Bart Thanhauser mungkin bisa dikatakan lebih ngampung (mengikuti tradisi masyarakat-red) selama tinggal bersama orang tua asuhnya di Tulungagung. Ia sering mengikuti pengajian yasin – tahlil dikampung tempatnya tinggal.
“Saya sering ikut pengajian atau tahlilan di kampung. Saya ingin mengenal budaya Islam Indonesia lebih dekat lagi,” katanya.
Menurut Bart, ada tiga tugas yang dilakukan para relawan Peace Corps selama 2 tahun di Indonesia. Pertama, mengajar bahasa Inggris untuk para siswa. Kedua, mengenalkan budaya di Negara asalnya kepada masyarakat Indonesia. Ketiga, mengenal budaya Indonesia dan disampaikan ke Negara asalnya. “Saya sering menyampaikan ke para siswa bahwa di Amerika juga banyak perbedaan. Kami semua juga menghormatinya,” tuturnya.
Perbedaan ini mulai dari yang paling dasar, bahwa tidak semua warga USA berkulit putih. Tapi ada juga berkulit hitam, keturunan Asia dan juga banyak agama yang dipeluk warga.

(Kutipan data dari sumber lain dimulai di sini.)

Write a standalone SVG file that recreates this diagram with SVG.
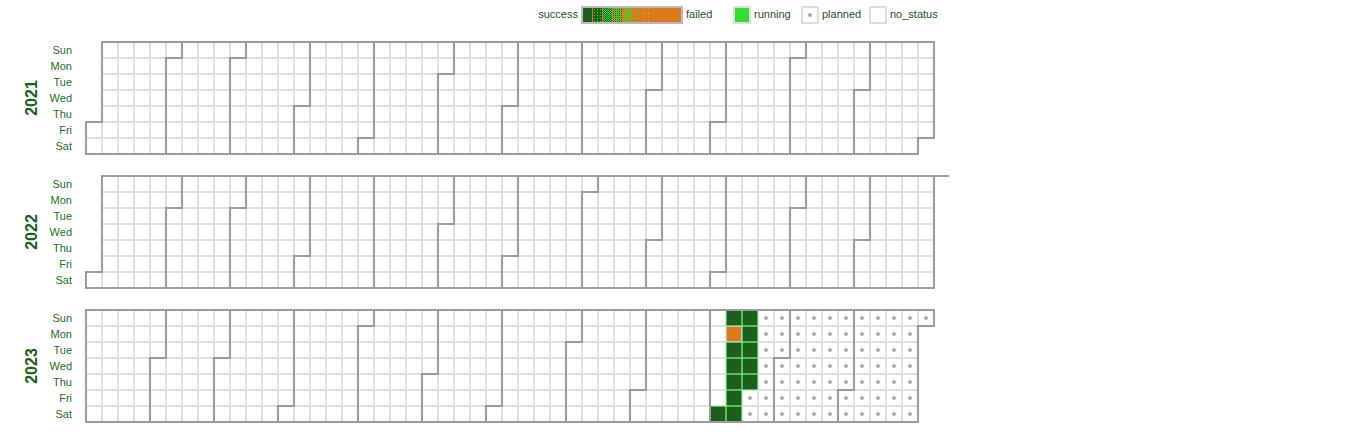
<svg xmlns="http://www.w3.org/2000/svg" width="1364" height="436" viewBox="0 0 1364 436">
<style>
  text { font-family: "Liberation Sans", Arial, sans-serif; }
  .day { font-size: 11px; fill: #2a6b2a; text-anchor: end; }
  .year { font-size: 16px; font-weight: bold; fill: #1d5c1d; text-anchor: middle; }
  .leg { font-size: 11px; fill: #2c4f2c; }
  .grid { fill: url(#cell); }
  .month { fill: none; stroke: #9c9c9c; stroke-width: 2; }
  .ok { fill: #1e5e1e; stroke: #38d838; stroke-width: 1; stroke-dasharray: 1.5 1; }
  .fail { fill: #da7a1c; stroke: #c8c8c8; stroke-width: 1; }
  .planned { fill: url(#dot); }
  .lsq { stroke: #dddddd; stroke-width: 2; }
</style>
<defs>
  <pattern id="cell" patternUnits="userSpaceOnUse" width="16" height="16">
    <rect width="16" height="16" fill="#ffffff" stroke="#e0e0e0" stroke-width="2"/>
  </pattern>
  <pattern id="dot" patternUnits="userSpaceOnUse" width="16" height="16">
    <circle cx="8" cy="8" r="2" fill="#aaaaaa"/>
  </pattern>
  <pattern id="p1" patternUnits="userSpaceOnUse" width="3" height="3">
    <rect width="3" height="3" fill="#1e5e1e"/><rect width="1" height="1" fill="#38d838"/>
  </pattern>
  <pattern id="p2" patternUnits="userSpaceOnUse" width="2" height="2">
    <rect width="2" height="2" fill="#1e5e1e"/><rect width="1" height="1" fill="#38d838"/><rect x="1" y="1" width="1" height="1" fill="#38d838"/>
  </pattern>
  <pattern id="p3" patternUnits="userSpaceOnUse" width="2" height="2">
    <rect width="2" height="2" fill="#38d838"/><rect width="1" height="1" fill="#da7a1c"/><rect x="1" y="1" width="1" height="1" fill="#1e5e1e"/>
  </pattern>
  <pattern id="p4" patternUnits="userSpaceOnUse" width="2" height="2">
    <rect width="2" height="2" fill="#da7a1c"/><rect width="1" height="2" fill="#38d838"/>
  </pattern>
  <pattern id="p5" patternUnits="userSpaceOnUse" width="3" height="3">
    <rect width="3" height="3" fill="#da7a1c"/><rect width="1" height="1" fill="#38d838"/>
  </pattern>
  <pattern id="p6" patternUnits="userSpaceOnUse" width="4" height="4">
    <rect width="4" height="4" fill="#da7a1c"/><rect width="1" height="1" fill="#e8a860"/>
  </pattern>
</defs>

<g id="legend">
  <text class="leg" x="578" y="18" text-anchor="end">success</text>
  <g id="legend-gradient">
    <rect x="582" y="7" width="100" height="16" fill="#da7a1c" stroke="#bbbbbb" stroke-width="2"/>
    <rect x="583" y="8" width="9" height="14" fill="#1e5e1e"/>
    <rect x="593" y="8" width="9" height="14" fill="url(#p1)"/>
    <rect x="603" y="8" width="9" height="14" fill="url(#p2)"/>
    <rect x="613" y="8" width="9" height="14" fill="url(#p3)"/>
    <rect x="623" y="8" width="9" height="14" fill="url(#p4)"/>
    <rect x="633" y="8" width="9" height="14" fill="url(#p5)"/>
    <rect x="643" y="8" width="9" height="14" fill="url(#p6)"/>
  </g>
  <text class="leg" x="686" y="18">failed</text>
  <rect class="lsq" x="734" y="7" width="16" height="16" fill="#33dd33" stroke="none"/>
  <text class="leg" x="754" y="18">running</text>
  <rect class="lsq" x="802" y="7" width="16" height="16" fill="#ffffff"/>
  <circle cx="810" cy="15" r="2" fill="#aaaaaa"/>
  <text class="leg" x="822" y="18">planned</text>
  <rect class="lsq" x="870" y="7" width="16" height="16" fill="#ffffff"/>
  <text class="leg" x="890" y="18">no_status</text>
</g>

<g id="year-2021">
  <text class="year" transform="translate(37,98) rotate(-90)">2021</text>
  <g id="days-2021">
    <text class="day" x="72" y="54">Sun</text>
    <text class="day" x="72" y="70">Mon</text>
    <text class="day" x="72" y="86">Tue</text>
    <text class="day" x="72" y="102">Wed</text>
    <text class="day" x="72" y="118">Thu</text>
    <text class="day" x="72" y="134">Fri</text>
    <text class="day" x="72" y="150">Sat</text>
  </g>
  <g transform="translate(86,42)">
    <path class="grid" d="M16,80H0V112H832V96H848V0H16Z"/>
    <g id="months-2021">
      <path class="month" d="M16,80H0V112H80V16H96V0H16Z"/>
      <path class="month" d="M96,16H80V112H144V16H160V0H96Z"/>
      <path class="month" d="M160,16H144V112H208V64H224V0H160Z"/>
      <path class="month" d="M224,64H208V112H272V96H288V0H224Z"/>
      <path class="month" d="M288,96H272V112H352V32H368V0H288Z"/>
      <path class="month" d="M368,32H352V112H416V64H432V0H368Z"/>
      <path class="month" d="M432,64H416V112H480V112H496V0H432Z"/>
      <path class="month" d="M512,0H496V112H560V48H576V0H512Z"/>
      <path class="month" d="M576,48H560V112H624V80H640V0H576Z"/>
      <path class="month" d="M640,80H624V112H704V16H720V0H640Z"/>
      <path class="month" d="M720,16H704V112H768V48H784V0H720Z"/>
      <path class="month" d="M784,48H768V112H832V96H848V0H784Z"/>
    </g>
  </g>
</g>

<g id="year-2022">
  <text class="year" transform="translate(37,232) rotate(-90)">2022</text>
  <g id="days-2022">
    <text class="day" x="72" y="188">Sun</text>
    <text class="day" x="72" y="204">Mon</text>
    <text class="day" x="72" y="220">Tue</text>
    <text class="day" x="72" y="236">Wed</text>
    <text class="day" x="72" y="252">Thu</text>
    <text class="day" x="72" y="268">Fri</text>
    <text class="day" x="72" y="284">Sat</text>
  </g>
  <g transform="translate(86,176)">
    <path class="grid" d="M16,96H0V112H848V0H16Z"/>
    <g id="months-2022">
      <path class="month" d="M16,96H0V112H80V32H96V0H16Z"/>
      <path class="month" d="M96,32H80V112H144V32H160V0H96Z"/>
      <path class="month" d="M160,32H144V112H208V80H224V0H160Z"/>
      <path class="month" d="M224,80H208V112H272V112H288V0H224Z"/>
      <path class="month" d="M304,0H288V112H352V48H368V0H304Z"/>
      <path class="month" d="M368,48H352V112H416V80H432V0H368Z"/>
      <path class="month" d="M432,80H416V112H496V16H512V0H432Z"/>
      <path class="month" d="M512,16H496V112H560V64H576V0H512Z"/>
      <path class="month" d="M576,64H560V112H624V96H640V0H576Z"/>
      <path class="month" d="M640,96H624V112H704V32H720V0H640Z"/>
      <path class="month" d="M720,32H704V112H768V64H784V0H720Z"/>
      <path class="month" d="M784,64H768V112H832V112H848V0H784Z"/>
      <path class="month" d="M848,0H863"/>
    </g>
  </g>
</g>

<g id="year-2023">
  <text class="year" transform="translate(37,366) rotate(-90)">2023</text>
  <g id="days-2023">
    <text class="day" x="72" y="322">Sun</text>
    <text class="day" x="72" y="338">Mon</text>
    <text class="day" x="72" y="354">Tue</text>
    <text class="day" x="72" y="370">Wed</text>
    <text class="day" x="72" y="386">Thu</text>
    <text class="day" x="72" y="402">Fri</text>
    <text class="day" x="72" y="418">Sat</text>
  </g>
  <g transform="translate(86,310)">
    <path class="grid" d="M16,0H0V112H832V16H848V0H16Z"/>
    <g id="runs-2023">
      <rect class="ok" x="624.5" y="96.5" width="15" height="15"/>
      <rect class="ok" x="640.5" y="0.5" width="15" height="15"/>
      <rect class="fail" x="640.5" y="16.5" width="15" height="15"/>
      <rect class="ok" x="640.5" y="32.5" width="15" height="15"/>
      <rect class="ok" x="640.5" y="48.5" width="15" height="15"/>
      <rect class="ok" x="640.5" y="64.5" width="15" height="15"/>
      <rect class="ok" x="640.5" y="80.5" width="15" height="15"/>
      <rect class="ok" x="640.5" y="96.5" width="15" height="15"/>
      <rect class="ok" x="656.5" y="0.5" width="15" height="15"/>
      <rect class="ok" x="656.5" y="16.5" width="15" height="15"/>
      <rect class="ok" x="656.5" y="32.5" width="15" height="15"/>
      <rect class="ok" x="656.5" y="48.5" width="15" height="15"/>
      <rect class="ok" x="656.5" y="64.5" width="15" height="15"/>
      <path class="planned" d="M656,80H672V0H832V16H848V0H832V112H656Z"/>
    </g>
    <g id="months-2023">
      <path class="month" d="M16,0H0V112H64V48H80V0H16Z"/>
      <path class="month" d="M80,48H64V112H128V48H144V0H80Z"/>
      <path class="month" d="M144,48H128V112H192V96H208V0H144Z"/>
      <path class="month" d="M208,96H192V112H272V16H288V0H208Z"/>
      <path class="month" d="M288,16H272V112H336V64H352V0H288Z"/>
      <path class="month" d="M352,64H336V112H400V96H416V0H352Z"/>
      <path class="month" d="M416,96H400V112H480V32H496V0H416Z"/>
      <path class="month" d="M496,32H480V112H544V80H560V0H496Z"/>
      <path class="month" d="M560,80H544V112H608V112H624V0H560Z"/>
      <path class="month" d="M640,0H624V112H688V48H704V0H640Z"/>
      <path class="month" d="M704,48H688V112H752V80H768V0H704Z"/>
      <path class="month" d="M768,80H752V112H832V16H848V0H768Z"/>
    </g>
  </g>
</g>
</svg>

“Para siswa sebelumnya membayangkan bila warga Amerika berkulit putih dan semua memeluk nasrani. Begitu saya beritahu sebenarnya, mereka sekarang lebih mengerti tentang perbedaan yang juga ada di Amerika,” urai Bart.
Ia mengakui masyarakat di di Indonesia sangat cinta damai. Islam yang digambarkan di Indonesia sebagai ajaran cinta damai juga akan diceritakannya saat pulang ke Negara asalnya.  Saya ingin masyarakat Amerika tahu bahwa Islam itu ternyata lembut dan damai, seperti apa yang saya lihat di Indonesia,” ujar Bart.

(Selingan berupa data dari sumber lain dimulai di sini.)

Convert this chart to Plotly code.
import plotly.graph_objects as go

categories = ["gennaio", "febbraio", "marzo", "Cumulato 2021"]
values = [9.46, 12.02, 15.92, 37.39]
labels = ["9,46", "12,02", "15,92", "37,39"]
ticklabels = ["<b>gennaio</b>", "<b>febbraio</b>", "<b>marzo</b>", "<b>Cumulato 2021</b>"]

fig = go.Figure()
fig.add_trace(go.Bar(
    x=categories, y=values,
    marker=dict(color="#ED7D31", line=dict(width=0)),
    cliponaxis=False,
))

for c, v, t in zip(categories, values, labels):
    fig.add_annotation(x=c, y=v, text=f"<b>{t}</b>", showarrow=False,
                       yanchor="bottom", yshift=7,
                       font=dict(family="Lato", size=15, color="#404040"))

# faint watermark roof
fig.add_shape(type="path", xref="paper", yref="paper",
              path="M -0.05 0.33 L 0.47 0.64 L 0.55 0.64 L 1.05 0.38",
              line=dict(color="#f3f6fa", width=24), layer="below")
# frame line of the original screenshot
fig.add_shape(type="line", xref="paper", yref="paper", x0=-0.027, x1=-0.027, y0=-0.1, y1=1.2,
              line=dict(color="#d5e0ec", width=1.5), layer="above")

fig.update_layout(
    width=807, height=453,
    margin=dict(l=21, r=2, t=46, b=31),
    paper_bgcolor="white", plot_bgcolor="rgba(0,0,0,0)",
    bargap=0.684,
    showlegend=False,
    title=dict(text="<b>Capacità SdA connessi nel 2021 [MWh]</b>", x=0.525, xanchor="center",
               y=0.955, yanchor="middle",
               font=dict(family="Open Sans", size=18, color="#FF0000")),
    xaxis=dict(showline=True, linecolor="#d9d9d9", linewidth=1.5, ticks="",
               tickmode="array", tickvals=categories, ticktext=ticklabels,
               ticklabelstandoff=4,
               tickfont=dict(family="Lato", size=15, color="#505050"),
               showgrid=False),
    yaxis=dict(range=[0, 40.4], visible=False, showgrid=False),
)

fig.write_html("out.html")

Pada Juni 2012 nanti, ia dan seluruh rekan relawan Peace Corps harus kembali pulang. Selanjutnya, akan digantikan oleh relawan baru yang disebar di sekolah yang berbeda.
“Kami pulang dan diganti olah kawan-kawan kami yang baru. Saat pulang, kami akan menceritakan tentang Indonesia,” pungkas Bart.